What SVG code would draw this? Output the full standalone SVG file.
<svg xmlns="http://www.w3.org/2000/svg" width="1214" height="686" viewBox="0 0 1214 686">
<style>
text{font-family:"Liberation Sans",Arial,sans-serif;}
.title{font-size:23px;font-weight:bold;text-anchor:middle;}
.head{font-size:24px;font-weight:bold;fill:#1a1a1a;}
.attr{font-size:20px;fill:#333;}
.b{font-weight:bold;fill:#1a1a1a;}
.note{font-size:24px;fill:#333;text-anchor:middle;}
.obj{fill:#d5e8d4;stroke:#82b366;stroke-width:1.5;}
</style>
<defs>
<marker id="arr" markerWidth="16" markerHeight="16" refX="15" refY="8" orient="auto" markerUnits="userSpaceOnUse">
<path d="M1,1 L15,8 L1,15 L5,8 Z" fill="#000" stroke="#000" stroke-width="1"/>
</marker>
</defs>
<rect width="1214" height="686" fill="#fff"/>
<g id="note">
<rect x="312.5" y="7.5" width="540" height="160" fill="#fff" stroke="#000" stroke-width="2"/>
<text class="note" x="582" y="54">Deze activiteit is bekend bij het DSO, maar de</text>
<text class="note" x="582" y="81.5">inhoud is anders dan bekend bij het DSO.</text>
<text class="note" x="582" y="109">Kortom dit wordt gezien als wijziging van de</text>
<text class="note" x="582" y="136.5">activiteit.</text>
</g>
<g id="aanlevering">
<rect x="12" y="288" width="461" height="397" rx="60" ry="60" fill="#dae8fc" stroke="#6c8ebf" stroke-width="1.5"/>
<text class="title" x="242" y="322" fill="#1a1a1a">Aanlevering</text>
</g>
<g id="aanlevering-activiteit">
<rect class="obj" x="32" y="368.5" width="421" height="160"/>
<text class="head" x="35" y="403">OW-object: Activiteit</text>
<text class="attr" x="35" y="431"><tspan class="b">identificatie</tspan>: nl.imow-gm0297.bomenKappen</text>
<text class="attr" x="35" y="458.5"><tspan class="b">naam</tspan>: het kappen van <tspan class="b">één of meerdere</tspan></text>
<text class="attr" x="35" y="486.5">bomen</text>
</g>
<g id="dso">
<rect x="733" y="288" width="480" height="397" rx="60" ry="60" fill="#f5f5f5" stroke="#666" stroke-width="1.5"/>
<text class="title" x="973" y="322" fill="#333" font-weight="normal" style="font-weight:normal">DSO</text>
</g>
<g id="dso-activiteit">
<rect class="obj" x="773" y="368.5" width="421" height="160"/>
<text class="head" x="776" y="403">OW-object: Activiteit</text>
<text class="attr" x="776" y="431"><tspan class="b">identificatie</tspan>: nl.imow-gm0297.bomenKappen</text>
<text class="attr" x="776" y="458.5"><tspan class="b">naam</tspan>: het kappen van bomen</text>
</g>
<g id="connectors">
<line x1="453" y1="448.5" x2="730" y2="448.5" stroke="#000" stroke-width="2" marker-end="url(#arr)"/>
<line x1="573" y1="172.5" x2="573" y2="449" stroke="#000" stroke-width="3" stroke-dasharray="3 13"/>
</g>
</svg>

══════

YOUR OBJECTIVE » Please return the data above exactly as given.

TASK OUTPUT »
What SVG code would draw this? Output the full standalone SVG file.
<svg xmlns="http://www.w3.org/2000/svg" width="1214" height="686" viewBox="0 0 1214 686">
<style>
text{font-family:"Liberation Sans",Arial,sans-serif;}
.title{font-size:23px;font-weight:bold;text-anchor:middle;}
.head{font-size:24px;font-weight:bold;fill:#1a1a1a;}
.attr{font-size:20px;fill:#333;}
.b{font-weight:bold;fill:#1a1a1a;}
.note{font-size:24px;fill:#333;text-anchor:middle;}
.obj{fill:#d5e8d4;stroke:#82b366;stroke-width:1.5;}
</style>
<defs>
<marker id="arr" markerWidth="16" markerHeight="16" refX="15" refY="8" orient="auto" markerUnits="userSpaceOnUse">
<path d="M1,1 L15,8 L1,15 L5,8 Z" fill="#000" stroke="#000" stroke-width="1"/>
</marker>
</defs>
<rect width="1214" height="686" fill="#fff"/>
<g id="note">
<rect x="312.5" y="7.5" width="540" height="160" fill="#fff" stroke="#000" stroke-width="2"/>
<text class="note" x="582" y="54">Deze activiteit is bekend bij het DSO, maar de</text>
<text class="note" x="582" y="81.5">inhoud is anders dan bekend bij het DSO.</text>
<text class="note" x="582" y="109">Kortom dit wordt gezien als wijziging van de</text>
<text class="note" x="582" y="136.5">activiteit.</text>
</g>
<g id="aanlevering">
<rect x="12" y="288" width="461" height="397" rx="60" ry="60" fill="#dae8fc" stroke="#6c8ebf" stroke-width="1.5"/>
<text class="title" x="242" y="322" fill="#1a1a1a">Aanlevering</text>
</g>
<g id="aanlevering-activiteit">
<rect class="obj" x="32" y="368.5" width="421" height="160"/>
<text class="head" x="35" y="403">OW-object: Activiteit</text>
<text class="attr" x="35" y="431"><tspan class="b">identificatie</tspan>: nl.imow-gm0297.bomenKappen</text>
<text class="attr" x="35" y="458.5"><tspan class="b">naam</tspan>: het kappen van <tspan class="b">één of meerdere</tspan></text>
<text class="attr" x="35" y="486.5">bomen</text>
</g>
<g id="dso">
<rect x="733" y="288" width="480" height="397" rx="60" ry="60" fill="#f5f5f5" stroke="#666" stroke-width="1.5"/>
<text class="title" x="973" y="322" fill="#333" font-weight="normal" style="font-weight:normal">DSO</text>
</g>
<g id="dso-activiteit">
<rect class="obj" x="773" y="368.5" width="421" height="160"/>
<text class="head" x="776" y="403">OW-object: Activiteit</text>
<text class="attr" x="776" y="431"><tspan class="b">identificatie</tspan>: nl.imow-gm0297.bomenKappen</text>
<text class="attr" x="776" y="458.5"><tspan class="b">naam</tspan>: het kappen van bomen</text>
</g>
<g id="connectors">
<line x1="453" y1="448.5" x2="730" y2="448.5" stroke="#000" stroke-width="2" marker-end="url(#arr)"/>
<line x1="573" y1="172.5" x2="573" y2="449" stroke="#000" stroke-width="3" stroke-dasharray="3 13"/>
</g>
</svg>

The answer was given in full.